In 1969, The Veterinary Critical Care Society (VCCS) was established as an outgrowth of the Intensive Care Committee which was formed in 1964 as a subcommittee of the American Animal Hospital Association Circulatory Disease and Cardiology Committee. At that first subcommittee meeting in Miami, Florida, Dr. Robert Knowles served as the chairman.
In the 1969 first official meeting of the Society, Dr. Fred Sattler, along with Dr. William Whittick, Dr. Knowles and Dr. Ira Zaslow, conducted the first wet lab with the focus on ventilation, cardiac arrest and resuscitation. Approximately 15 veterinarians attended the day-long wet lab. Training programs have been presented each year since. Also participating in that day-long session were icons in human medicine; Dr. William Shoemaker (Father of Human Critical Care medicine), Dr. Clifford Snyder (a Professor of Plastic Surgery at the University of Utah School of Medicine) and Dr. Forrest Bird (Father of human Ventilation Therapy & Medicine). These four men later became honorary Lifetime VECCS Members. This early CPR training now over 50 years later has evolved into the development of the RECOVER initiative which is the international standard for CPR.
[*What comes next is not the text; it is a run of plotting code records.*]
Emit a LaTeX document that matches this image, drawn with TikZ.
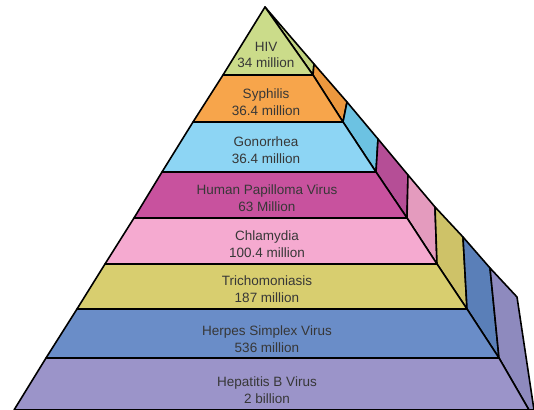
\documentclass[tikz,border=0pt]{standalone}
\usepackage{fontspec}
\setmainfont{Liberation Sans}
\definecolor{hivfront}{RGB}{203,220,138}
\definecolor{hivside}{RGB}{192,210,128}
\definecolor{syphfront}{RGB}{247,165,75}
\definecolor{syphside}{RGB}{236,152,62}
\definecolor{gonofront}{RGB}{141,213,244}
\definecolor{gonoside}{RGB}{108,194,226}
\definecolor{hpvfront}{RGB}{200,82,158}
\definecolor{hpvside}{RGB}{181,78,150}
\definecolor{chlafront}{RGB}{245,170,208}
\definecolor{chlaside}{RGB}{228,155,190}
\definecolor{trichfront}{RGB}{216,206,111}
\definecolor{trichside}{RGB}{206,194,104}
\definecolor{herpfront}{RGB}{106,141,200}
\definecolor{herpside}{RGB}{90,127,184}
\definecolor{hepfront}{RGB}{155,148,201}
\definecolor{hepside}{RGB}{142,138,190}
\definecolor{textgrey}{RGB}{55,55,55}
\begin{document}
\begin{tikzpicture}[x=1pt,y=-1pt]
	\tikzset{slab/.style={draw=black,line width=1.6pt,line join=round},
		tag/.style={align=center,text=textgrey,inner sep=0pt,font=\fontsize{13.5}{16.5}\selectfont}}
	\useasboundingbox (0,0) rectangle (534,409);
	\coordinate (apex) at (265,7);
	\coordinate (l1) at (223,75);
	\coordinate (l2) at (193,122);
	\coordinate (l3) at (162,172);
	\coordinate (l4) at (134,218);
	\coordinate (l5) at (105,264);
	\coordinate (l6) at (77,309);
	\coordinate (l7) at (46,358);
	\coordinate (l8) at (14,410);
	\coordinate (r1) at (313,75);
	\coordinate (r2) at (343,122);
	\coordinate (r3) at (376,172);
	\coordinate (r4) at (407,218);
	\coordinate (r5) at (437,264);
	\coordinate (r6) at (467,309);
	\coordinate (r7) at (499,358);
	\coordinate (r8) at (529,410);
	\coordinate (s1) at (314,64);
	\coordinate (s2) at (347,102);
	\coordinate (s3) at (378,139);
	\coordinate (s4) at (408,175);
	\coordinate (s5) at (435,207);
	\coordinate (s6) at (463,237);
	\coordinate (s7) at (490,268);
	\coordinate (s8) at (517,297);
	\coordinate (s9) at (534,410);
	\filldraw[slab,fill=hivside] (apex) -- (s1) -- (r1) -- cycle;
	\filldraw[slab,fill=syphside] (s1) -- (s2) -- (r2) -- (r1) -- cycle;
	\filldraw[slab,fill=gonoside] (s2) -- (s3) -- (r3) -- (r2) -- cycle;
	\filldraw[slab,fill=hpvside] (s3) -- (s4) -- (r4) -- (r3) -- cycle;
	\filldraw[slab,fill=chlaside] (s4) -- (s5) -- (r5) -- (r4) -- cycle;
	\filldraw[slab,fill=trichside] (s5) -- (s6) -- (r6) -- (r5) -- cycle;
	\filldraw[slab,fill=herpside] (s6) -- (s7) -- (r7) -- (r6) -- cycle;
	\filldraw[slab,fill=hepside] (s7) -- (s8) -- (s9) -- (r8) -- (r7) -- cycle;
	\filldraw[slab,fill=hivfront] (apex) -- (r1) -- (l1) -- cycle;
	\filldraw[slab,fill=syphfront] (l1) -- (r1) -- (r2) -- (l2) -- cycle;
	\filldraw[slab,fill=gonofront] (l2) -- (r2) -- (r3) -- (l3) -- cycle;
	\filldraw[slab,fill=hpvfront] (l3) -- (r3) -- (r4) -- (l4) -- cycle;
	\filldraw[slab,fill=chlafront] (l4) -- (r4) -- (r5) -- (l5) -- cycle;
	\filldraw[slab,fill=trichfront] (l5) -- (r5) -- (r6) -- (l6) -- cycle;
	\filldraw[slab,fill=herpfront] (l6) -- (r6) -- (r7) -- (l7) -- cycle;
	\filldraw[slab,fill=hepfront] (l7) -- (r7) -- (r8) -- (l8) -- cycle;
	\node[tag] (hiv) at (266,55) {HIV\\34 million};
	\node[tag] (syphilis) at (266,102) {Syphilis\\36.4 million};
	\node[tag] (gonorrhea) at (266,150) {Gonorrhea\\36.4 million};
	\node[tag] (hpv) at (267,198) {Human Papilloma Virus\\63 Million};
	\node[tag] (chlamydia) at (267,244) {Chlamydia\\100.4 million};
	\node[tag] (trich) at (267,289) {Trichomoniasis\\187 million};
	\node[tag] (herpes) at (267,339) {Herpes Simplex Virus\\536 million};
	\node[tag] (hepb) at (267,390) {Hepatitis B Virus\\2 billion};
\end{tikzpicture}
\end{document}
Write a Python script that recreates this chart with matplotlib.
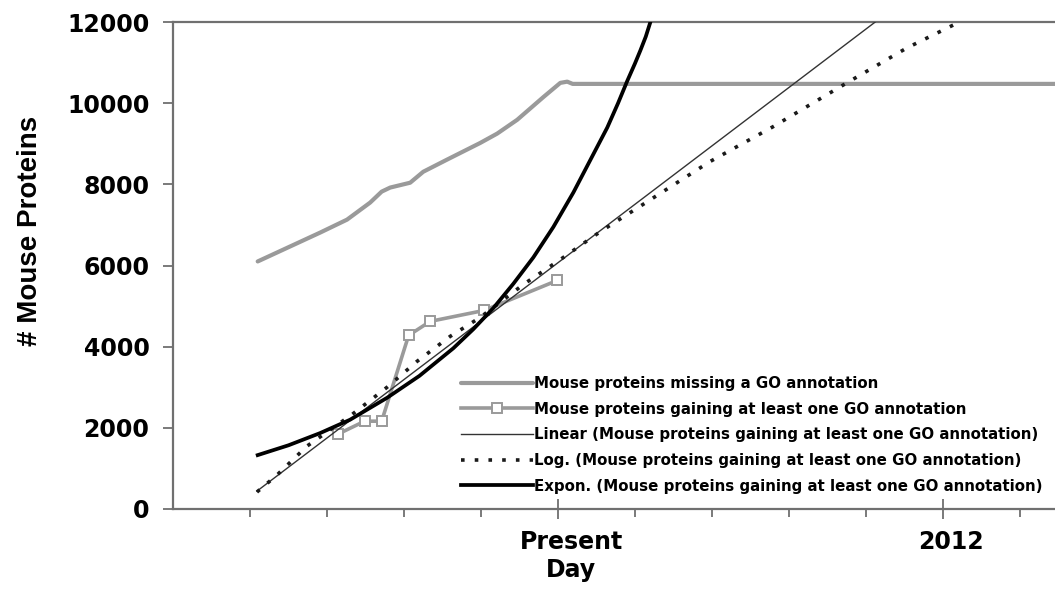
import matplotlib
matplotlib.use("Agg")
import matplotlib.pyplot as plt
import matplotlib.transforms as mtransforms
from matplotlib.ticker import FixedLocator

# ---- data (x in tick-interval units; 5 = "Present Day", 10 = "2012") ----
missing_x = [1.10, 1.91, 2.26, 2.56, 2.71, 2.82, 3.08, 3.25, 3.56, 3.99, 4.21, 4.47, 4.81, 5.03, 5.12, 5.19, 11.6]
missing_y = [6100, 6810, 7130, 7550, 7820, 7920, 8040, 8310, 8610, 9020, 9250, 9590, 10150, 10500, 10530, 10475, 10475]

gain_x = [2.14, 2.49, 2.71, 3.06, 3.34, 4.04, 4.99]
gain_y = [1844, 2164, 2164, 4278, 4623, 4893, 5631]

linear_x = [1.09, 9.12]
linear_y = [440, 12000]

log_x = [1.09, 1.35, 1.74, 2.33, 2.78, 3.17, 3.60, 3.99, 4.55, 5.03, 5.55, 6.16, 6.97, 7.79, 8.75, 9.53, 10.16]
log_y = [418, 836, 1549, 2336, 3000, 3639, 4254, 4721, 5532, 6147, 6835, 7573, 8557, 9417, 10499, 11360, 11950]

expon_x = [1.10, 1.50, 1.91, 2.30, 2.78, 3.20, 3.64, 3.90, 4.16, 4.42, 4.68, 4.94, 5.20, 5.42, 5.64, 5.78, 5.90, 6.00, 6.07, 6.14, 6.20]
expon_y = [1328, 1570, 1870, 2200, 2740, 3280, 3960, 4430, 4950, 5550, 6200, 6950, 7800, 8600, 9400, 10000, 10550, 10980, 11300, 11640, 12000]

x_major_ticks = [5, 10]
x_major_labels = ["Present\nDay", "2012"]
x_minor_ticks = [1, 2, 3, 4, 6, 7, 8, 9, 11]
y_ticks = [0, 2000, 4000, 6000, 8000, 10000, 12000]

labels = [
    "Mouse proteins missing a GO annotation",
    "Mouse proteins gaining at least one GO annotation",
    "Linear (Mouse proteins gaining at least one GO annotation)",
    "Log. (Mouse proteins gaining at least one GO annotation)",
    "Expon. (Mouse proteins gaining at least one GO annotation)",
]

W, H = 1055, 598
fig = plt.figure(figsize=(W / 100, H / 100), dpi=100)
ax = fig.add_axes([173 / W, (H - 509) / H, (W - 173) / W, (509 - 22) / H])
ax.set_xlim(0, (W - 173) / 77.0)
ax.set_ylim(0, 12000)

grey = "#9a9a9a"
ax.plot(missing_x, missing_y, color=grey, lw=3.0, solid_capstyle="round", label=labels[0], zorder=3)
ax.plot(gain_x, gain_y, color=grey, lw=2.6, marker="s", markersize=7.5,
        markerfacecolor="white", markeredgecolor=grey, markeredgewidth=1.4, label=labels[1], zorder=4)
ax.plot(linear_x, linear_y, color="#333333", lw=1.0, label=labels[2], zorder=5)
ax.plot(log_x, log_y, color="#1a1a1a", lw=2.6, linestyle=(0, (1.0, 2.8)), label=labels[3], zorder=5)
ax.plot(expon_x, expon_y, color="black", lw=2.7, solid_joinstyle="round", label=labels[4], zorder=6)

spine_c = "#707070"
for s in ["left", "bottom", "top"]:
    ax.spines[s].set_color(spine_c)
    ax.spines[s].set_linewidth(1.6)
ax.spines["right"].set_visible(False)

ax.set_yticks(y_ticks)
ax.set_yticklabels([str(v) for v in y_ticks])
ax.tick_params(axis="y", direction="out", length=7, width=1.3, color=spine_c, pad=10,
               labelsize=17)
ax.xaxis.set_major_locator(FixedLocator(x_major_ticks))
ax.set_xticklabels(x_major_labels)
ax.xaxis.set_minor_locator(FixedLocator(x_minor_ticks))
ax.tick_params(axis="x", which="major", direction="inout", length=14, width=1.3,
               color=spine_c, pad=8, labelsize=17)
ax.tick_params(axis="x", which="minor", direction="out", length=6, width=1.3, color=spine_c)
for lab in ax.get_yticklabels() + ax.get_xticklabels():
    lab.set_fontweight("bold")
    lab.set_family("DejaVu Sans")
offsets = [13, 8]
for lab, off in zip(ax.get_xticklabels(), offsets):
    lab.set_transform(lab.get_transform() + mtransforms.ScaledTranslation(off / 100, 0, fig.dpi_scale_trans))

ax.set_ylabel("# Mouse Proteins", fontsize=20, fontweight="bold", family="Liberation Sans")
ax.yaxis.set_label_coords(-0.147, 0.57)

leg = ax.legend(loc="upper left", bbox_to_anchor=(461 / W, 1 - 376 / H),
                bbox_transform=fig.transFigure, frameon=False, numpoints=1,
                prop={"family": "DejaVu Sans", "weight": "bold", "size": 10.8},
                handlelength=4.8, handletextpad=0.1, labelspacing=0.71,
                borderpad=0, borderaxespad=0)

fig.savefig("out.png", dpi=100, facecolor="white")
The VCCS was formally incorporated in 1974. In 1983 the Veterinary Anesthesia Society partnered with VCCS to produce quality educational programs. The name of the organization was changed to the Veterinary Emergency and Critical Care Society (VECCS) when the American Association of Veterinary Emergency Clinicians joined the Society in July 1984. Dr. Tim Crowe and Jerry Maguire represented the ER doctors at that meeting. Membership has grown from approximately 200 in 1985 to 7,400 in 2023. The membership represents a variety of areas of veterinary medicine, including private general practice, specialty referral practice, emergency practice, and teaching institutions. Membership is worldwide, with representation from nearly 60 countries located on every continent.